In Texas alone, solar generation is expected to reach 78 billion kilowatthours in 2026 on the Electric Reliability Council of Texas (ERCOT) grid, compared with just 60 billion kilowatthours for coal — a striking reversal in a state historically synonymous with fossil fuels. Looking ahead to 2027, an additional 11.8 billion kilowatthours of solar capacity is expected to come online. These aren't projections from environmental advocates; they're infrastructure forecasts based on projects already permitted and under construction.

One persistent myth about solar has held back adoption: the belief that it's unreliable because the sun doesn't shine 24 hours a day. In reality, time-shifting through battery storage has solved this problem. Solar installations can generate electricity at midday and store it for use in the evening. This reliability is already proving its worth. In the first quarter of 2026 alone, the US energy storage industry installed 9.7 gigawatt-hours of new capacity — the strongest opening quarter in the sector's history, up 32 percent year-over-year. That included 7.8 gigawatt-hours of utility-scale storage, 648 megawatt-hours of commercial and industrial storage, and 515 megawatt-hours of residential storage.

Perhaps most telling is what consumer data reveals about satisfaction. Nearly all homeowners who have installed rooftop solar systems report high satisfaction with their installations, according to recent survey data. A small minority expressed concerns about solar marketing and unrealistic claims by some installers, but this feedback has sparked industry-wide conversations about transparency and reliable pre-installation advice — signs that the market is maturing and self-correcting.

Solar's trajectory is powered by three forces: massive global supply glut, technological advances in panels and storage, and prices that continue to plummet.
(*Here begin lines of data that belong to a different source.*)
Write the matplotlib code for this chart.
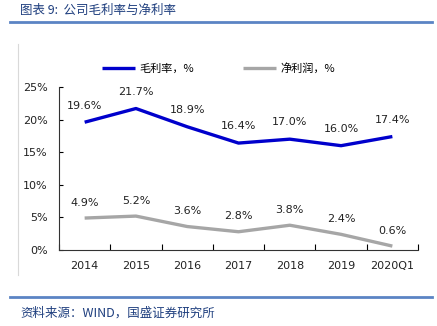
import numpy as np
import matplotlib.pyplot as plt
from matplotlib.lines import Line2D

plt.rcParams['font.family'] = ['Noto Sans CJK SC', 'DejaVu Sans']

years = ['2014', '2015', '2016', '2017', '2018', '2019', '2020Q1']
gross_margin = [19.6, 21.7, 18.9, 16.4, 17.0, 16.0, 17.4]
net_margin = [4.9, 5.2, 3.6, 2.8, 3.8, 2.4, 0.6]
yticks = [0, 5, 10, 15, 20, 25]

blue = '#0000CC'
grey = '#A6A6A6'
frame = '#5B84C4'
W, H = 437, 326

fig = plt.figure(figsize=(W / 100, H / 100), dpi=100)

# header / footer rules
fig.add_artist(Line2D([10 / W, 432 / W], [1 - 22 / H, 1 - 22 / H], color=frame, lw=2))
fig.add_artist(Line2D([10 / W, 432 / W], [1 - 297 / H, 1 - 297 / H], color=frame, lw=2))
fig.add_artist(Line2D([18 / W, 18 / W], [1 - 44 / H, 1 - 275 / H], color='#D9D9D9', lw=0.8))

fig.text(20 / W, 1 - 10 / H, '图表 9:  公司毛利率与净利率', fontsize=9, style='italic',
         color='#1F3F7F', va='center', ha='left')
fig.text(20 / W, 1 - 313 / H, '资料来源：WIND，国盛证券研究所', fontsize=9, style='italic',
         color='#1F3F7F', va='center', ha='left')

ax = fig.add_axes([59 / W, 1 - 250 / H, 359 / W, 163 / H])
x = np.arange(len(years))
ax.plot(x, gross_margin, color=blue, lw=2.4, solid_capstyle='butt', label='毛利率，%')
ax.plot(x, net_margin, color=grey, lw=2.4, solid_capstyle='butt', label='净利润，%')

for xi, v in zip(x, gross_margin):
    ax.annotate(f'{v:.1f}%', (xi, v), xytext=(0, 12), textcoords='offset points',
                ha='center', va='center', fontsize=8, family='DejaVu Sans', color='#222222')
for xi, v in zip(x, net_margin):
    ax.annotate(f'{v:.1f}%', (xi, v), xytext=(0, 11), textcoords='offset points',
                ha='center', va='center', fontsize=8, family='DejaVu Sans', color='#222222')

ax.set_xlim(-0.5, len(years) - 0.5)
ax.set_ylim(0, 25)
ax.set_yticks(yticks)
ax.set_yticklabels([f'{t}%' for t in yticks], family='DejaVu Sans', fontsize=8, color='#222222')
ax.set_xticks(x)
ax.set_xticklabels(years, family='DejaVu Sans', fontsize=8, color='#222222')
ax.set_xticks(np.arange(len(years) + 1) - 0.5, minor=True)
ax.tick_params(axis='x', which='major', length=0, pad=8)
ax.tick_params(axis='x', which='minor', direction='in', length=4, width=0.8)
ax.tick_params(axis='y', direction='in', length=3, width=0.8, pad=8)
for s in ['top', 'right']:
    ax.spines[s].set_visible(False)
for s in ['left', 'bottom']:
    ax.spines[s].set_linewidth(0.8)
    ax.spines[s].set_color('#333333')

ax.legend(loc='lower left', bbox_to_anchor=(96 / W, 1 - 79 / H), bbox_transform=fig.transFigure,
          ncol=2, frameon=False, fontsize=8, handlelength=3.0, handletextpad=0.4,
          columnspacing=4.4, borderpad=0)

fig.savefig('out.png', dpi=100)
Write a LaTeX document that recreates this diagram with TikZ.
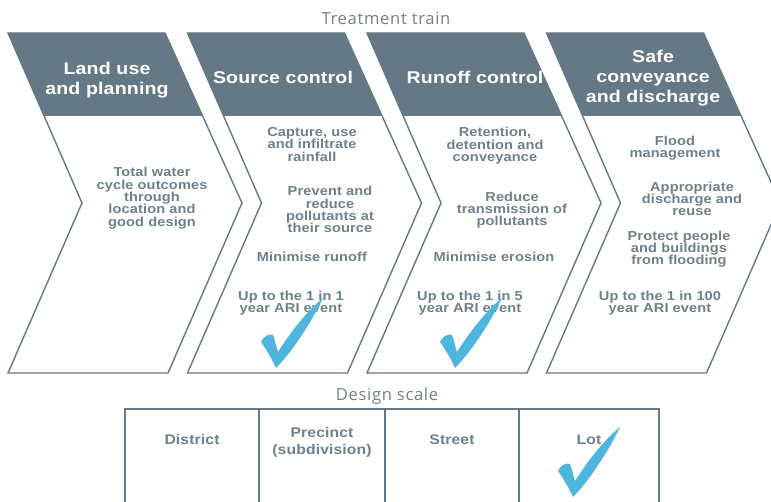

According to BloombergNEF analysis, solar is expected to become the world's largest source of electricity by 2032. As costs drop further, fossil fuel power plants are being economically outpaced. For nations dependent on energy imports, this shift offers something powerful: reduced economic vulnerability to volatile commodity markets and geopolitical disruptions. Energy security, once a argument for coal, now increasingly favors renewables.

The numbers suggest we're living through the fastest energy transition in history — not because of regulation or subsidy alone, but because solar has become the cheapest option. In one decade, the residential rooftop solar story transformed from niche to mainstream to inevitable. What comes next is simply scaling what's already winning.